The Complete Maus by Art Spiegalman
I’d never really read any graphic novels before, so when I started reading this book I was dubious about whether I’d find it easy to read, or even enjoy it. Not only is it a recount of Art Speigalman’s father experience during the holocaust but it also presents the emotional and trauma inflicted but through illustrations instead. It depicts the different groups of people involved in the war in an original, interesting way; the Jewish are represented as mice, Germans as cats, Americans as dogs and the Polish as pigs. Appreciating how long it took to write this graphic novel and illustrate it, really makes it seem like such an important book: historically and artistically.

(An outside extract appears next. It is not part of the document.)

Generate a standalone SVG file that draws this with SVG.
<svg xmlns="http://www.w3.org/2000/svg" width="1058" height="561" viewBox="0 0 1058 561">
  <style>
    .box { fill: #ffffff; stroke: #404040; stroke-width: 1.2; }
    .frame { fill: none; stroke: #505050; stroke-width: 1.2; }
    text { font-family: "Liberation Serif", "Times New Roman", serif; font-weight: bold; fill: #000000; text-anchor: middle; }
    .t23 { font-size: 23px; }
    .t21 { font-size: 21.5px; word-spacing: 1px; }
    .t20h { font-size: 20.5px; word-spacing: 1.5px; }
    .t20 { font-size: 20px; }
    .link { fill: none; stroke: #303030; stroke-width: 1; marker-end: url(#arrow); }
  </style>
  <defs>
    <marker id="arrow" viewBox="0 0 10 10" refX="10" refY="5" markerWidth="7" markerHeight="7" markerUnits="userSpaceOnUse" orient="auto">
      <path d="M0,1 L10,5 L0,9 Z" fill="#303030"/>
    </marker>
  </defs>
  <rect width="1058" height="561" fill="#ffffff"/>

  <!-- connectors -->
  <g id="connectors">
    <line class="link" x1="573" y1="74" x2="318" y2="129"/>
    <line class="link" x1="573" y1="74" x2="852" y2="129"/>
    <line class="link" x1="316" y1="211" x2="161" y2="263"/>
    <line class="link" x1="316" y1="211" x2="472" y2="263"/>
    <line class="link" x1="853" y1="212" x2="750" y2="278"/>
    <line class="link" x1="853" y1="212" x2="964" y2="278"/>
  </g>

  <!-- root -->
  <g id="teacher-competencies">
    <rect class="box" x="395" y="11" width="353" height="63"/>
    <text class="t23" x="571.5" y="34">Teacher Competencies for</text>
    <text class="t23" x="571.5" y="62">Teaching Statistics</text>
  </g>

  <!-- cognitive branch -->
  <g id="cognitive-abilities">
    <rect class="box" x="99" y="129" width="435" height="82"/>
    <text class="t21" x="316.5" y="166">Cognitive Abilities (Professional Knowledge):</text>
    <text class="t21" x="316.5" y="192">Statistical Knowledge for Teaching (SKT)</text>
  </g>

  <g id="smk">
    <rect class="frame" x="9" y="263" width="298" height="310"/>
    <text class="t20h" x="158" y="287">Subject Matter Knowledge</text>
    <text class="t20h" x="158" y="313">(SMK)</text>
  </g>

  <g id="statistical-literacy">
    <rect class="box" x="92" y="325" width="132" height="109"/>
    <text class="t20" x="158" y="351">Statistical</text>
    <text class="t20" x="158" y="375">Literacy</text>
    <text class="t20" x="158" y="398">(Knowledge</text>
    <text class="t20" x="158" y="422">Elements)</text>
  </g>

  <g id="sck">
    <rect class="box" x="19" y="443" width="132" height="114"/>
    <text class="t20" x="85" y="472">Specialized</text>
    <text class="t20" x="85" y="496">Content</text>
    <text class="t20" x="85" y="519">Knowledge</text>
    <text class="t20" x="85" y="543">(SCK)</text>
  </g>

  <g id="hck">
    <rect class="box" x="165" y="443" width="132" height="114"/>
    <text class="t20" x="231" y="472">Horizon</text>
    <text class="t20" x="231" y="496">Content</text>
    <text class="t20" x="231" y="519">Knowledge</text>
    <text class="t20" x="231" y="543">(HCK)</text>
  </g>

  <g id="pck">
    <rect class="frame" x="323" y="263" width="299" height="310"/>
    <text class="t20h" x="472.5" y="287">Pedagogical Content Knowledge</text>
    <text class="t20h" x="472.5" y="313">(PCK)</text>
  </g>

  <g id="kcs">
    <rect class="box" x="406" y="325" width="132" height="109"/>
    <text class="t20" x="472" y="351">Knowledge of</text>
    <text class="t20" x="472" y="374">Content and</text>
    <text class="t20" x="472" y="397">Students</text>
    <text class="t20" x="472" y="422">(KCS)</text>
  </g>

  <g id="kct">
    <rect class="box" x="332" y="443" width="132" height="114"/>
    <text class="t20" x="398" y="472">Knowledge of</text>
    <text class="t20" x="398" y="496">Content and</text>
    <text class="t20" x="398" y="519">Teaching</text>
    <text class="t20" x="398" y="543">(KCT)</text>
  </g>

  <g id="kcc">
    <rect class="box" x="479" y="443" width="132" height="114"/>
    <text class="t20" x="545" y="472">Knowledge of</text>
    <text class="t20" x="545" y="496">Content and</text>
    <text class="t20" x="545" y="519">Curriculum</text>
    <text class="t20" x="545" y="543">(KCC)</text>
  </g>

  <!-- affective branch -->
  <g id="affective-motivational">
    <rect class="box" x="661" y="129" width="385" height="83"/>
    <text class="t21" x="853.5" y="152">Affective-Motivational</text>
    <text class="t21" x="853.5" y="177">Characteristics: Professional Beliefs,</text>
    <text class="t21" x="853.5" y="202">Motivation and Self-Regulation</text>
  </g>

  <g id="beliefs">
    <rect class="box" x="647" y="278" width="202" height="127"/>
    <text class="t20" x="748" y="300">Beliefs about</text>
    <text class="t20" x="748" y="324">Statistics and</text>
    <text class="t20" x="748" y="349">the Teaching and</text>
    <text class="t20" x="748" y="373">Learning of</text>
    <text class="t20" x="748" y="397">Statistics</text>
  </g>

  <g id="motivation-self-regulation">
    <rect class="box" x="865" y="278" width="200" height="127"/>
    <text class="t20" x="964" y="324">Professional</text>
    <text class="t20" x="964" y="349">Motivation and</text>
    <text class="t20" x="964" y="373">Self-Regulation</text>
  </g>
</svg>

Ways to Disappear by Idra Novey
Kidnappings and ransoms in South America are very interesting to me, probably because the concept is so terrifying and mainly unheard of in England. This book not only involves a kidnapping but also presents how relationships and friendships are thus affected by this sort of event. Knowing that what occurred in the book actually happens in real life, is shocking and disturbing as you come to the realisation that even in these dark times, life still continues. I also found the book incredibly easy to read as it has a very light, poetic prose, which in some places may seem disjointed but in fact emphasises the shock and depersonalisation that could follow.
The Manifesto on how to be Interesting by Holly Bourne
Being in my late teens when I read this book, I had undoubtedly experienced anxiety, self doubt, self hatred in some level. So reading this really opened my eyes and made me realise that probably a lot of people my age were going through the same experiences. Written from the perspective of a teenage girl, who hates herself, dealing with very serious topics such as self harm and depression. I felt like it was written in such a knowing way that really communicates to the reader the struggles of growing up and mental illness. From this perspective it could also offer a beacon of hope for anyone reading who is experiencing something similar, so for me I feel like this places importance of the book itself.

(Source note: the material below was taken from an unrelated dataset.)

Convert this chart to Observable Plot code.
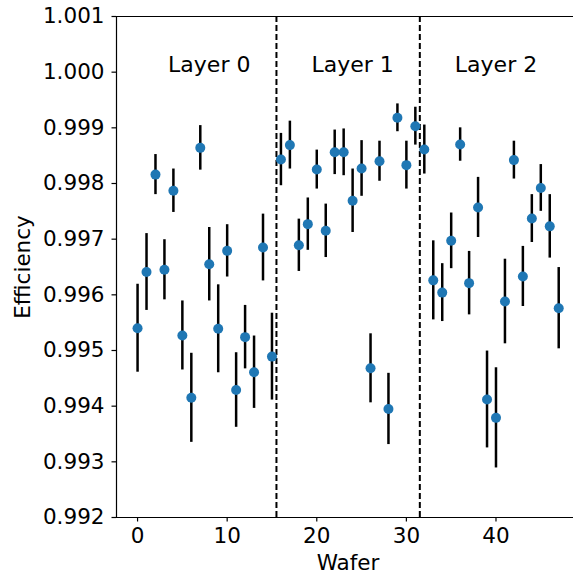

The Book Thief by Marcus Zusak
Another devastating book (I don’t know why a lot of my favourite books revolve around morbid themes and topics but this book is just beautifully written). Set during World War II, when the burning of books happened to eradicate anything that might oppose Nazi propaganda. It can be gathered from the title of the book, that the young girl Liesl manages to steal books and teaches herself how to read, whilst simultaneously forging friendships in this dangerous time. It is predominantly sad throughout the entirety of the novel; the happy moments are still tinged with sadness adding a bittersweet mood to the whole book.
The Handmaid’s Tale by Margaret Atwood
A really shocking book set in a futuristic America where society has fallen into the hands of an oppressive totalitarian system. It questions the roles that are set out by gender and follows the story of one woman who aims to regain a consciousness separate from the controlling system she exists under and even this is a dangerous feat. The society of Gilead’s, main points of interest is to control sex and reproduction and in doing so establishes a status based on gender. Where strict adherence to the rules leads to punishment, it becomes a very tense novel where I was reading with my fingers crossed hoping that Offred, the protaganist of the novel, would survive the harsh regime that she lives under.